# Set exercise:
All pictures are to be skipped; retype only the lines from the top of the entries through the line with "const yearLabels = [2010, 2012, 2014, 2016, 2018, 2020]", both included.

# Records excerpted from a collection:

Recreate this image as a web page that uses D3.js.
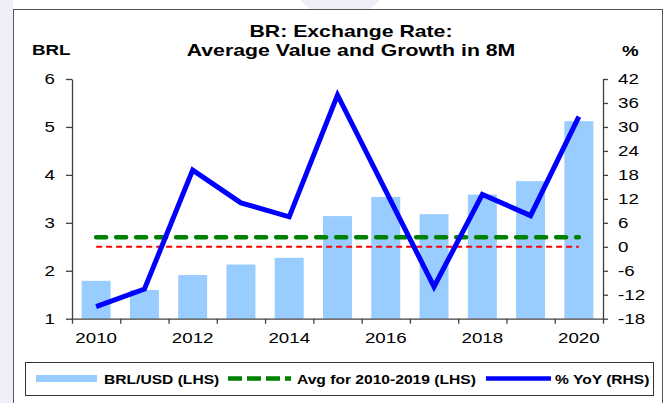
<!DOCTYPE html>
<html>
<head>
<meta charset="utf-8">
<script src="https://cdn.jsdelivr.net/npm/d3@7"></script>
<style>
  body { margin: 0; background: #fff; }
  svg { display: block; }
  text { font-family: "Liberation Sans", Arial, sans-serif; fill: #000; }
</style>
</head>
<body>
<div id="chart"></div>
<script>
// data
const years = [2010, 2011, 2012, 2013, 2014, 2015, 2016, 2017, 2018, 2019, 2020]
const rateValues = [1.79, 1.60, 1.91, 2.13, 2.27, 3.14, 3.54, 3.18, 3.59, 3.87, 5.12]
const yoyValues = [-15.0, -10.6, 19.2, 11.0, 7.5, 38.0, 14.0, -10.0, 13.1, 7.8, 32.6]
const avgValue = 2.70
const leftTicks = [1, 2, 3, 4, 5, 6]
const rightTicks = [-18, -12, -6, 0, 6, 12, 18, 24, 30, 36, 42]
const yearLabels = [2010, 2012, 2014, 2016, 2018, 2020]

const W = 667
const H = 403
const SX = 1.25 // text in the picture is stretched sideways

const plot = { left: 72, right: 603, top: 79, bottom: 318.7 }

const svg = d3
  .select('#chart')
  .append('svg')
  .attr('width', W)
  .attr('height', H)

// page background + frame
svg.append('rect').attr('x', 0).attr('y', 0).attr('width', 13).attr('height', H).attr('fill', '#eeeef7')
svg.append('path').attr('d', 'M300,0 L380,0 L370,9 L310,9 Z').attr('fill', '#eeeef7')
svg
  .append('rect')
  .attr('x', 13.5)
  .attr('y', 9.5)
  .attr('width', 649)
  .attr('height', 410)
  .attr('fill', '#fff')
  .attr('stroke', '#555')
  .attr('stroke-width', 1)

function addText(x, y, str, size, anchor) {
  svg
    .append('g')
    .attr('transform', 'translate(' + x + ',' + y + ')')
    .append('text')
    .attr('transform', 'scale(' + SX + ',1)')
    .attr('text-anchor', anchor || 'start')
    .attr('font-size', size)
    .attr('font-weight', 'bold')
    .text(str)
}

// scales
const xBand = d3
  .scaleBand()
  .domain(years)
  .range([plot.left, plot.right])
  .paddingInner(0.4)
  .paddingOuter(0.2)

const xEdge = d3
  .scaleLinear()
  .domain([0, years.length])
  .range([plot.left, plot.right])

const yLeft = d3
  .scaleLinear()
  .domain([1, 6])
  .range([plot.bottom, plot.top])

const yRight = d3
  .scaleLinear()
  .domain([-18, 42])
  .range([plot.bottom, plot.top])

const cx = d => xBand(d) + xBand.bandwidth() / 2

// bars
svg
  .append('g')
  .selectAll('rect')
  .data(years)
  .enter()
  .append('rect')
  .attr('x', d => xBand(d))
  .attr('y', (d, i) => yLeft(rateValues[i]))
  .attr('width', xBand.bandwidth())
  .attr('height', (d, i) => yLeft(1) - yLeft(rateValues[i]))
  .attr('fill', '#99ccff')

// zero line (RHS)
svg
  .append('line')
  .attr('x1', cx(years[0]))
  .attr('x2', cx(years[years.length - 1]))
  .attr('y1', yRight(0))
  .attr('y2', yRight(0))
  .attr('stroke', '#ff0000')
  .attr('stroke-width', 2)
  .style('stroke-dasharray', '6,4')

// average line (LHS)
svg
  .append('line')
  .attr('x1', cx(years[0]))
  .attr('x2', cx(years[years.length - 1]))
  .attr('y1', yLeft(avgValue))
  .attr('y2', yLeft(avgValue))
  .attr('stroke', '#008000')
  .attr('stroke-width', 4.5)
  .attr('stroke-linecap', 'round')
  .style('stroke-dasharray', '10,10')

// yoy line
const line = d3
  .line()
  .x((d, i) => cx(years[i]))
  .y(d => yRight(d))

svg
  .append('path')
  .datum(yoyValues)
  .attr('d', line)
  .attr('fill', 'none')
  .attr('stroke', '#0000ff')
  .attr('stroke-width', 5)
  .attr('stroke-linejoin', 'miter')

// axes
const axisColor = '#404040'
const plain = d => String(d) // hyphen minus like the original

const leftAxis = d3.axisLeft(yLeft).tickValues(leftTicks).tickSize(6).tickSizeOuter(0).tickFormat(plain)
const gL = svg
  .append('g')
  .attr('class', 'axis y-left')
  .attr('transform', 'translate(' + plot.left + ',0)')
  .call(leftAxis)

const rightAxis = d3.axisRight(yRight).tickValues(rightTicks).tickSize(5).tickSizeOuter(0).tickFormat(plain)
const gR = svg
  .append('g')
  .attr('class', 'axis y-right')
  .attr('transform', 'translate(' + plot.right + ',0)')
  .call(rightAxis)

const edgeAxis = d3.axisBottom(xEdge).tickValues(d3.range(years.length + 1)).tickSize(5).tickSizeOuter(0).tickFormat('')
const gE = svg
  .append('g')
  .attr('class', 'axis x-edge')
  .attr('transform', 'translate(0,' + plot.bottom + ')')
  .call(edgeAxis)

const labelAxis = d3.axisBottom(xBand).tickValues(yearLabels).tickSize(0).tickPadding(14)
const gX = svg
  .append('g')
  .attr('class', 'axis x-labels')
  .attr('transform', 'translate(0,' + plot.bottom + ')')
  .call(labelAxis)
gX.select('.domain').remove()

svg.selectAll('.axis path, .axis line').attr('stroke', axisColor).attr('stroke-width', 1.3)
svg.selectAll('.axis text').attr('font-size', 15).attr('font-family', '"Liberation Sans", Arial, sans-serif').attr('fill', '#000')

gL.selectAll('text').attr('x', -17 / SX).attr('transform', 'scale(' + SX + ',1)')
gR.selectAll('text').attr('x', 15 / SX).attr('transform', 'scale(' + SX + ',1)')
gX.selectAll('text').attr('transform', 'scale(' + SX + ',1)')

// titles
addText(351, 37, 'BR: Exchange Rate:', 17, 'middle')
addText(351, 56, 'Average Value and Growth in 8M', 17, 'middle')
addText(32, 55, 'BRL', 15, 'start')
addText(622, 56, '%', 15, 'start')

// legend
svg
  .append('rect')
  .attr('x', 25.5)
  .attr('y', 362.5)
  .attr('width', 628)
  .attr('height', 33)
  .attr('fill', '#fff')
  .attr('stroke', '#333')
  .attr('stroke-width', 1)

svg.append('rect').attr('x', 36).attr('y', 375).attr('width', 61).attr('height', 7).attr('fill', '#99ccff')
addText(104, 383.5, 'BRL/USD (LHS)', 12.5, 'start')

svg
  .append('line')
  .attr('x1', 228)
  .attr('x2', 291)
  .attr('y1', 378.5)
  .attr('y2', 378.5)
  .attr('stroke', '#008000')
  .attr('stroke-width', 4.5)
  .style('stroke-dasharray', '14,5')
addText(297, 383.5, 'Avg for 2010-2019 (LHS)', 12.5, 'start')

svg
  .append('line')
  .attr('x1', 486)
  .attr('x2', 551)
  .attr('y1', 378.5)
  .attr('y2', 378.5)
  .attr('stroke', '#0000ff')
  .attr('stroke-width', 4.5)
addText(555, 383.5, '% YoY (RHS)', 12.5, 'start')
</script>
</body>
</html>
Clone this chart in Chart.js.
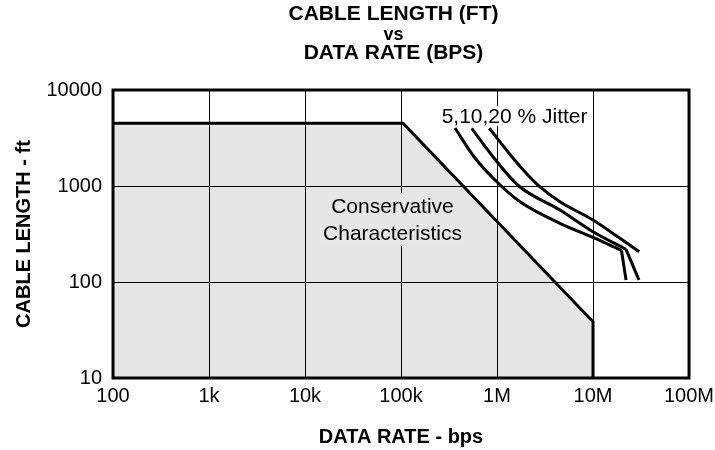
<!DOCTYPE html>
<html>
<head>
<meta charset="utf-8">
<script src="https://cdn.jsdelivr.net/npm/chart.js@4.4.1/dist/chart.umd.min.js"></script>
<style>
  html, body { margin: 0; padding: 0; background: #fff; }
  #wrap { width: 715px; height: 450px; }
</style>
</head>
<body>
<div id="wrap"><canvas id="chart"></canvas></div>
<script>
// axis ticks
const rateTicks = [1e2, 1e3, 1e4, 1e5, 1e6, 1e7, 1e8];
const rateLabels = ['100', '1k', '10k', '100k', '1M', '10M', '100M'];
const lengthTicks = [10, 100, 1000, 10000];
const lengthLabels = ['10', '100', '1000', '10000'];

// shaded "conservative" region outline
const consRate = [100, 105000, 1e7, 1e7];
const consLength = [4500, 4500, 38.5, 10];

// jitter curves, smooth part then the drop at the end
const jit5Rate = [3.65e5, 5.76e5, 1.0e6, 1.74e6, 4.53e6, 1e7, 1.98e7];
const jit5Length = [4018, 2018, 1101, 685, 408, 291, 213];
const jit5TailRate = [1.98e7, 2.21e7];
const jit5TailLength = [213, 105];

const jit10Rate = [5.45e5, 9.08e5, 1.69e6, 4.53e6, 1e7, 2.21e7];
const jit10Length = [3990, 2018, 1000, 562, 334, 219];
const jit10TailRate = [2.21e7, 3.01e7];
const jit10TailLength = [219, 105];

const jit20Rate = [8.32e5, 1.43e6, 2.05e6, 2.67e6, 4.53e6, 1e7, 1.91e7, 3.03e7];
const jit20Length = [3990, 2018, 1334, 1024, 685, 442, 285, 207];

const FAMILY = '"Liberation Sans", Arial, Helvetica, sans-serif';
Chart.defaults.font.family = FAMILY;
Chart.defaults.color = '#000';

const pts = (xs, ys) => xs.map((x, i) => ({ x, y: ys[i] }));

const curve = (xs, ys, smooth) => ({
    data: pts(xs, ys),
    borderColor: '#000',
    borderWidth: 3,
    pointRadius: 0,
    fill: false,
    cubicInterpolationMode: smooth ? 'monotone' : 'default',
    tension: smooth ? 0.4 : 0
});

// texts, frame and heading
const decor = {
    id: 'decor',
    afterDatasetsDraw(chart) {
        const { ctx, scales: { x, y } } = chart;
        ctx.save();
        ctx.font = '21px ' + FAMILY;

        // label inside the shaded area
        const cx = x.getPixelForValue(8.15e4);
        const by = y.getPixelForValue(524);
        ctx.fillStyle = '#e6e6e6';
        ctx.fillRect(cx - 73, by - 20, 146, 53);
        ctx.fillStyle = '#000';
        ctx.textAlign = 'center';
        ctx.textBaseline = 'alphabetic';
        ctx.fillText('Conservative', cx, by);
        ctx.fillText('Characteristics', cx, by + 27);

        // jitter label
        const jx = x.getPixelForValue(2.65e5);
        const jy = y.getPixelForValue(4560);
        ctx.textAlign = 'left';
        const w = ctx.measureText('5,10,20 % Jitter').width;
        ctx.fillStyle = '#fff';
        ctx.fillRect(jx - 3, jy - 17, w + 7, 20);
        ctx.fillStyle = '#000';
        ctx.fillText('5,10,20 % Jitter', jx, jy);
        ctx.restore();
    },
    afterDraw(chart) {
        const { ctx, chartArea: a } = chart;
        ctx.save();
        ctx.strokeStyle = '#000';
        ctx.lineWidth = 3;
        ctx.strokeRect(a.left, a.top, a.right - a.left, a.bottom - a.top);

        ctx.fillStyle = '#000';
        ctx.textAlign = 'center';
        ctx.textBaseline = 'alphabetic';
        ctx.font = 'bold 21px ' + FAMILY;
        ctx.fillText('CABLE LENGTH (FT)', 393.5, 20);
        ctx.font = 'bold 18px ' + FAMILY;
        ctx.fillText('vs', 393.5, 40);
        ctx.font = 'bold 21px ' + FAMILY;
        ctx.fillText('DATA RATE (BPS)', 393.5, 59);
        ctx.restore();
    }
};

new Chart(document.getElementById('chart'), {
    type: 'line',
    data: {
        datasets: [
            {
                data: pts(consRate, consLength),
                borderColor: '#000',
                borderWidth: 3,
                borderJoinStyle: 'miter',
                backgroundColor: 'rgba(0,0,0,0.1)',
                pointRadius: 0,
                fill: 'start',
                tension: 0
            },
            curve(jit5Rate, jit5Length, true),
            curve(jit5TailRate, jit5TailLength, false),
            curve(jit10Rate, jit10Length, true),
            curve(jit10TailRate, jit10TailLength, false),
            curve(jit20Rate, jit20Length, true)
        ]
    },
    options: {
        responsive: true,
        maintainAspectRatio: false,
        animation: false,
        layout: { padding: { top: 90, right: 26, bottom: 0, left: 0 } },
        plugins: {
            legend: { display: false },
            tooltip: { enabled: false },
            title: { display: false }
        },
        scales: {
            x: {
                type: 'logarithmic',
                position: 'bottom',
                min: 100,
                max: 1e8,
                afterBuildTicks: s => { s.ticks = rateTicks.map(v => ({ value: v })); },
                afterFit: s => { s.height = 72; s.paddingLeft = 0; s.paddingRight = 0; },
                ticks: {
                    callback: (v, i) => rateLabels[i],
                    font: { size: 20 },
                    color: '#000',
                    padding: 6,
                    maxRotation: 0,
                    autoSkip: false
                },
                grid: { color: '#000', lineWidth: 1, drawTicks: false },
                border: { display: false },
                title: {
                    display: true,
                    text: 'DATA RATE - bps',
                    font: { size: 20, weight: 'bold' },
                    color: '#000',
                    padding: { top: 0, bottom: 1 }
                }
            },
            y: {
                type: 'logarithmic',
                min: 10,
                max: 10000,
                afterBuildTicks: s => { s.ticks = lengthTicks.map(v => ({ value: v })); },
                afterFit: s => { s.width = 113; },
                ticks: {
                    callback: (v, i) => lengthLabels[i],
                    font: { size: 20 },
                    color: '#000',
                    padding: 11,
                    autoSkip: false
                },
                grid: { color: '#000', lineWidth: 1, drawTicks: false },
                border: { display: false },
                title: {
                    display: true,
                    text: 'CABLE LENGTH - ft',
                    font: { size: 20, weight: 'bold' },
                    color: '#000',
                    padding: { top: 12, bottom: 0 }
                }
            }
        }
    },
    plugins: [decor]
});
</script>
</body>
</html>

# Full response:
Recreate this image as a web page that uses D3.js.
<!DOCTYPE html>
<html>
<head>
<meta charset="utf-8">
<script src="https://cdn.jsdelivr.net/npm/d3@7"></script>
<style>
  body { margin: 0; background: #fff; }
  svg { display: block; }
  text { font-family: "Liberation Sans", Arial, sans-serif; fill: #000; }
</style>
</head>
<body>
<div id="chart"></div>
<script>
// data
const years = [2010, 2011, 2012, 2013, 2014, 2015, 2016, 2017, 2018, 2019, 2020]
const rateValues = [1.79, 1.60, 1.91, 2.13, 2.27, 3.14, 3.54, 3.18, 3.59, 3.87, 5.12]
const yoyValues = [-15.0, -10.6, 19.2, 11.0, 7.5, 38.0, 14.0, -10.0, 13.1, 7.8, 32.6]
const avgValue = 2.70
const leftTicks = [1, 2, 3, 4, 5, 6]
const rightTicks = [-18, -12, -6, 0, 6, 12, 18, 24, 30, 36, 42]
const yearLabels = [2010, 2012, 2014, 2016, 2018, 2020]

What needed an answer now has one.